[Exercise goal] Below is a block of data; give all of it again word for word.

[Source excerpt]

_ _ _ _

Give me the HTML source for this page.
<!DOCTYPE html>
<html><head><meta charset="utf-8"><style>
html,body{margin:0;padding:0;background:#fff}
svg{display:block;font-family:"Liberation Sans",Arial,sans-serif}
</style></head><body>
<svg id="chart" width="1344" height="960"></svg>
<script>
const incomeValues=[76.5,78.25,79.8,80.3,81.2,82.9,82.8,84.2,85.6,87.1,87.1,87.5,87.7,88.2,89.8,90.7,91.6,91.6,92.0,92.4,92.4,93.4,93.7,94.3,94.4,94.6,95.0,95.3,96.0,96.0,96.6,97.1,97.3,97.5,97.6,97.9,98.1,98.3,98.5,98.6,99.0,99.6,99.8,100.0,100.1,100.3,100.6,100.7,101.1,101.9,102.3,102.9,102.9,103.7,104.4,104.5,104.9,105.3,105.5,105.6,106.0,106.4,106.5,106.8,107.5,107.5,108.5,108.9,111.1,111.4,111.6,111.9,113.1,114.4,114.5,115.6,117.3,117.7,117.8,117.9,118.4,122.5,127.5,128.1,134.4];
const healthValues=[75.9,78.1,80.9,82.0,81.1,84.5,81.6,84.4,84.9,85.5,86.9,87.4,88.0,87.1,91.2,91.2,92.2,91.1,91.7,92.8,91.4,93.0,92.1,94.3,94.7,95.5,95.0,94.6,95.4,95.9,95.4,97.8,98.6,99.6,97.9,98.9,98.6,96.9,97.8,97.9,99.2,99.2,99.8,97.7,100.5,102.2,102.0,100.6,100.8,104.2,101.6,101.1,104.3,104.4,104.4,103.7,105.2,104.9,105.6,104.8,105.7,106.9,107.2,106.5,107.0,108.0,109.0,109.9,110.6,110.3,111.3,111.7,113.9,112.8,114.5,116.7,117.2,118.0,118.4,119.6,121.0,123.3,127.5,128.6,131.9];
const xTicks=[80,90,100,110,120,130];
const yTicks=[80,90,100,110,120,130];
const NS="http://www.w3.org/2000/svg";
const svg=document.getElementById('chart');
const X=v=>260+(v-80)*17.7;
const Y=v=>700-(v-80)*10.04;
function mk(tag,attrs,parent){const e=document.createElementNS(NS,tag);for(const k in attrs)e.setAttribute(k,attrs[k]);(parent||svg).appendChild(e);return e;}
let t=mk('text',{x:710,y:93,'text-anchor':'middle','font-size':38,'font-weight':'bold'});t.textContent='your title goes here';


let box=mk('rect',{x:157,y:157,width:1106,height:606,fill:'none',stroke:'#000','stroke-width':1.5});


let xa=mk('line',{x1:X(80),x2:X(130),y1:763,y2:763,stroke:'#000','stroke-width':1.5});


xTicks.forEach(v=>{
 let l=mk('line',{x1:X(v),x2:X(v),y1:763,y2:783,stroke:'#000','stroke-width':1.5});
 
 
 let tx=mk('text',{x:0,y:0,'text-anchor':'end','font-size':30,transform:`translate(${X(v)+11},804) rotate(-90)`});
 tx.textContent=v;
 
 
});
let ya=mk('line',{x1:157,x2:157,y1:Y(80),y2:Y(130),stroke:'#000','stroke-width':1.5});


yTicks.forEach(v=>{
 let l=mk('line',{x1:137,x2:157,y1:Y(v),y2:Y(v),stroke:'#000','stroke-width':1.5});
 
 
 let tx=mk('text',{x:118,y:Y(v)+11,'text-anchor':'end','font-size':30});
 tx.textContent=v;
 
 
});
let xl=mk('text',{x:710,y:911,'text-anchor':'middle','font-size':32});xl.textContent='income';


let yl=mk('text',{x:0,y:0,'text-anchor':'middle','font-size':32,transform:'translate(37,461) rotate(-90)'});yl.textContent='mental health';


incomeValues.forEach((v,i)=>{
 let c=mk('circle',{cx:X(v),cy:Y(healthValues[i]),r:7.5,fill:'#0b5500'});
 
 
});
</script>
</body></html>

_ _ _ _

[Solution for this exercise]
Give me the HTML source for this page.
<!DOCTYPE html>
<html><head><meta charset="utf-8"><style>
html,body{margin:0;padding:0;background:#fff}
svg{display:block;font-family:"Liberation Sans",Arial,sans-serif}
</style></head><body>
<svg id="chart" width="1344" height="960"></svg>
<script>
const incomeValues=[76.5,78.25,79.8,80.3,81.2,82.9,82.8,84.2,85.6,87.1,87.1,87.5,87.7,88.2,89.8,90.7,91.6,91.6,92.0,92.4,92.4,93.4,93.7,94.3,94.4,94.6,95.0,95.3,96.0,96.0,96.6,97.1,97.3,97.5,97.6,97.9,98.1,98.3,98.5,98.6,99.0,99.6,99.8,100.0,100.1,100.3,100.6,100.7,101.1,101.9,102.3,102.9,102.9,103.7,104.4,104.5,104.9,105.3,105.5,105.6,106.0,106.4,106.5,106.8,107.5,107.5,108.5,108.9,111.1,111.4,111.6,111.9,113.1,114.4,114.5,115.6,117.3,117.7,117.8,117.9,118.4,122.5,127.5,128.1,134.4];
const healthValues=[75.9,78.1,80.9,82.0,81.1,84.5,81.6,84.4,84.9,85.5,86.9,87.4,88.0,87.1,91.2,91.2,92.2,91.1,91.7,92.8,91.4,93.0,92.1,94.3,94.7,95.5,95.0,94.6,95.4,95.9,95.4,97.8,98.6,99.6,97.9,98.9,98.6,96.9,97.8,97.9,99.2,99.2,99.8,97.7,100.5,102.2,102.0,100.6,100.8,104.2,101.6,101.1,104.3,104.4,104.4,103.7,105.2,104.9,105.6,104.8,105.7,106.9,107.2,106.5,107.0,108.0,109.0,109.9,110.6,110.3,111.3,111.7,113.9,112.8,114.5,116.7,117.2,118.0,118.4,119.6,121.0,123.3,127.5,128.6,131.9];
const xTicks=[80,90,100,110,120,130];
const yTicks=[80,90,100,110,120,130];
const NS="http://www.w3.org/2000/svg";
const svg=document.getElementById('chart');
const X=v=>260+(v-80)*17.7;
const Y=v=>700-(v-80)*10.04;
function mk(tag,attrs,parent){const e=document.createElementNS(NS,tag);for(const k in attrs)e.setAttribute(k,attrs[k]);(parent||svg).appendChild(e);return e;}
let t=mk('text',{x:710,y:93,'text-anchor':'middle','font-size':38,'font-weight':'bold'});t.textContent='your title goes here';


let box=mk('rect',{x:157,y:157,width:1106,height:606,fill:'none',stroke:'#000','stroke-width':1.5});


let xa=mk('line',{x1:X(80),x2:X(130),y1:763,y2:763,stroke:'#000','stroke-width':1.5});


xTicks.forEach(v=>{
 let l=mk('line',{x1:X(v),x2:X(v),y1:763,y2:783,stroke:'#000','stroke-width':1.5});
 
 
 let tx=mk('text',{x:0,y:0,'text-anchor':'end','font-size':30,transform:`translate(${X(v)+11},804) rotate(-90)`});
 tx.textContent=v;
 
 
});
let ya=mk('line',{x1:157,x2:157,y1:Y(80),y2:Y(130),stroke:'#000','stroke-width':1.5});


yTicks.forEach(v=>{
 let l=mk('line',{x1:137,x2:157,y1:Y(v),y2:Y(v),stroke:'#000','stroke-width':1.5});
 
 
 let tx=mk('text',{x:118,y:Y(v)+11,'text-anchor':'end','font-size':30});
 tx.textContent=v;
 
 
});
let xl=mk('text',{x:710,y:911,'text-anchor':'middle','font-size':32});xl.textContent='income';


let yl=mk('text',{x:0,y:0,'text-anchor':'middle','font-size':32,transform:'translate(37,461) rotate(-90)'});yl.textContent='mental health';


incomeValues.forEach((v,i)=>{
 let c=mk('circle',{cx:X(v),cy:Y(healthValues[i]),r:7.5,fill:'#0b5500'});
 
 
});
</script>
</body></html>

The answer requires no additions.